'''

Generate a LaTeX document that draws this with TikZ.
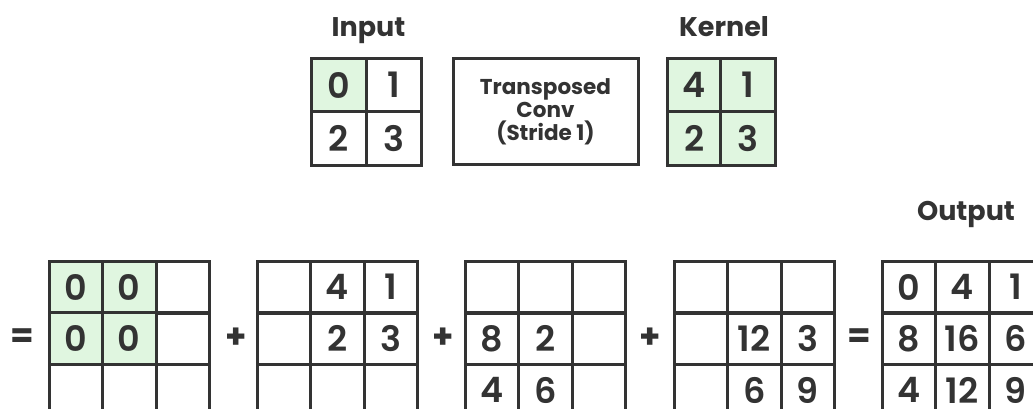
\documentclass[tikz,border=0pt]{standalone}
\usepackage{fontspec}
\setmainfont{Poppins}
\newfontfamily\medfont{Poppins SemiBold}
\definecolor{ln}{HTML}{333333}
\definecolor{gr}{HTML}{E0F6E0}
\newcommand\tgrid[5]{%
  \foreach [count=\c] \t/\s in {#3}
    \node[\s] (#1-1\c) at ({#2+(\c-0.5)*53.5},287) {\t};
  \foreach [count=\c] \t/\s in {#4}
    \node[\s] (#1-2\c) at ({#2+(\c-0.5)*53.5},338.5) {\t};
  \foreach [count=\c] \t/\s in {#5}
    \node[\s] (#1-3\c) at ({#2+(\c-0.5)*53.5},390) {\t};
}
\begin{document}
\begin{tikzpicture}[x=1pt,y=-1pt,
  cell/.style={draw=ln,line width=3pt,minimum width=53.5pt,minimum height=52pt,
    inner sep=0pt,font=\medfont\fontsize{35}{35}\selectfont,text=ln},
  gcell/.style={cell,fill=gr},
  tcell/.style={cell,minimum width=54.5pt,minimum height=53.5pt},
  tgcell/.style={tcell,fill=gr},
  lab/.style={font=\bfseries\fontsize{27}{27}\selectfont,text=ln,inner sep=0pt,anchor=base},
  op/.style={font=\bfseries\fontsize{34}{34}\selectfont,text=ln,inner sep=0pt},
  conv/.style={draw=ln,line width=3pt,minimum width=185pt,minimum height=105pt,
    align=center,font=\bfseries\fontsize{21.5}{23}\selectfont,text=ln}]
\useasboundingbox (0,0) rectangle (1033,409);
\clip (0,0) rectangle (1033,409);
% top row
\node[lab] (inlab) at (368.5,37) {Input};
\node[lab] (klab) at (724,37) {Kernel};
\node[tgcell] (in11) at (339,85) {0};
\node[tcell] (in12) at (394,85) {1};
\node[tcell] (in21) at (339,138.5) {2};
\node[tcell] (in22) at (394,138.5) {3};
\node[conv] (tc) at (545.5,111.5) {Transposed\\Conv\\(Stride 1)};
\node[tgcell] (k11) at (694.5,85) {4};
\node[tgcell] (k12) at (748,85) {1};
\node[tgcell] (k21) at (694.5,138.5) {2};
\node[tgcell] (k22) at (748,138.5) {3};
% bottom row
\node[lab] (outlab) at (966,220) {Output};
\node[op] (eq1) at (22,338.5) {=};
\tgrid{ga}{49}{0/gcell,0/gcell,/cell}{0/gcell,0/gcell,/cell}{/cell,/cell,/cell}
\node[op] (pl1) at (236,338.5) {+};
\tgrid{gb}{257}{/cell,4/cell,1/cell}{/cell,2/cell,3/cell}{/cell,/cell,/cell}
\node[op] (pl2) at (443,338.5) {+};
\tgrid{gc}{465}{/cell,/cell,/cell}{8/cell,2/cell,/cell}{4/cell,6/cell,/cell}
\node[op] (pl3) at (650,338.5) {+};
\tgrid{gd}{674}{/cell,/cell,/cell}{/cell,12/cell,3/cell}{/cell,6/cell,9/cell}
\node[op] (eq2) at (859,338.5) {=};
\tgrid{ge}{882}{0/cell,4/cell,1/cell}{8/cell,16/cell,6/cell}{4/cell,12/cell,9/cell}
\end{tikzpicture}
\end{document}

'''
'''

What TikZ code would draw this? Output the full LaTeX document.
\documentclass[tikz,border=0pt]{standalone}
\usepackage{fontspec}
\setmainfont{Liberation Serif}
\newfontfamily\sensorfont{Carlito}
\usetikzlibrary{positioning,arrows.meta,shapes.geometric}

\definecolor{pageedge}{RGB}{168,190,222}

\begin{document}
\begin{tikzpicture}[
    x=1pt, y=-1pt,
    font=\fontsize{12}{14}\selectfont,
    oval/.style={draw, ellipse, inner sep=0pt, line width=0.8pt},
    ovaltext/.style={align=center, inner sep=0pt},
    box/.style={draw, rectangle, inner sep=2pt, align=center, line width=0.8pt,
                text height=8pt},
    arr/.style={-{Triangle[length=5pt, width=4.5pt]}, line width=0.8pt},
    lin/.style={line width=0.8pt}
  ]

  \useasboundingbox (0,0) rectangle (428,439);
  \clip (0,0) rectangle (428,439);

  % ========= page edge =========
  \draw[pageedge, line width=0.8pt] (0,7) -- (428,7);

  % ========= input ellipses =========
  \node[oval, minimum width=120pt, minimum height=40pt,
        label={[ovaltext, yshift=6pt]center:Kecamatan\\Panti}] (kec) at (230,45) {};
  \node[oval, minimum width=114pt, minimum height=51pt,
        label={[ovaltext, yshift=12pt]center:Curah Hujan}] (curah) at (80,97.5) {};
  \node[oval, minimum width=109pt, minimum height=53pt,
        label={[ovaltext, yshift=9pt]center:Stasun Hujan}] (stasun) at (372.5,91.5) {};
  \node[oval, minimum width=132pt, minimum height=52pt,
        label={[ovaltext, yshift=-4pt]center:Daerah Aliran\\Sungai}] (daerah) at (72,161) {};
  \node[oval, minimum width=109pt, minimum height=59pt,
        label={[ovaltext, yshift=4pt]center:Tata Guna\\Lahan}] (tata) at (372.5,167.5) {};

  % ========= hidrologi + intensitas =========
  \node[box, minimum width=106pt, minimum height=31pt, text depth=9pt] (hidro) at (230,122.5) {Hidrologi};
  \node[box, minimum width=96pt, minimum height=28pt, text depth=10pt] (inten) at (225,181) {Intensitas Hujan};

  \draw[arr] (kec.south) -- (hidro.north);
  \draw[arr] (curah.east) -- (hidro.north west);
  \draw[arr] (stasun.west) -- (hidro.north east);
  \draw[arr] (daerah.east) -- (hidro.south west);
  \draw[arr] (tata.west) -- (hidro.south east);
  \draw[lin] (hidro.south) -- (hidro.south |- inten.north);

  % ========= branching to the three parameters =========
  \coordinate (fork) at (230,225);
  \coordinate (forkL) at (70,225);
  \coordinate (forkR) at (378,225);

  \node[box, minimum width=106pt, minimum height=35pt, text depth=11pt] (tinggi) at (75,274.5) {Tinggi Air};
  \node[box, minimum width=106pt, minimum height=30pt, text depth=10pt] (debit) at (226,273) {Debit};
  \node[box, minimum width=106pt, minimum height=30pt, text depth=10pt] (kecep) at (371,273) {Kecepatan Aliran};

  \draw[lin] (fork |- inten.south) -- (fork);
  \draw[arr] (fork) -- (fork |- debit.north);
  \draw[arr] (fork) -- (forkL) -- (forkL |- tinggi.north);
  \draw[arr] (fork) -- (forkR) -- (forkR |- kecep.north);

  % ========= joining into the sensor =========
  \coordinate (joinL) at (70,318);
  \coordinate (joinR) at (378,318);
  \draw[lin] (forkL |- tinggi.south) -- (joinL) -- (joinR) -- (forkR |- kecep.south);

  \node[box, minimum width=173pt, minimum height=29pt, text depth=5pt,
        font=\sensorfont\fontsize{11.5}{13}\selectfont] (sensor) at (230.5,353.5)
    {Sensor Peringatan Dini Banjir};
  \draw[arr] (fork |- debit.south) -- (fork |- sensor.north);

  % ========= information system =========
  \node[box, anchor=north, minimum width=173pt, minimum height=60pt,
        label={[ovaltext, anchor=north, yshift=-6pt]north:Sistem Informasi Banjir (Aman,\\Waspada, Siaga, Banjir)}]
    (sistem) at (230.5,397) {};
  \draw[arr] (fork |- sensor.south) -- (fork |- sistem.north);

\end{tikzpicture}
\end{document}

'''

▸ **REQUIREMENT**
All lines above containing the string "this" are to be collected.

▸ **FINAL RESULT**
Generate a LaTeX document that draws this with TikZ.
What TikZ code would draw this? Output the full LaTeX document.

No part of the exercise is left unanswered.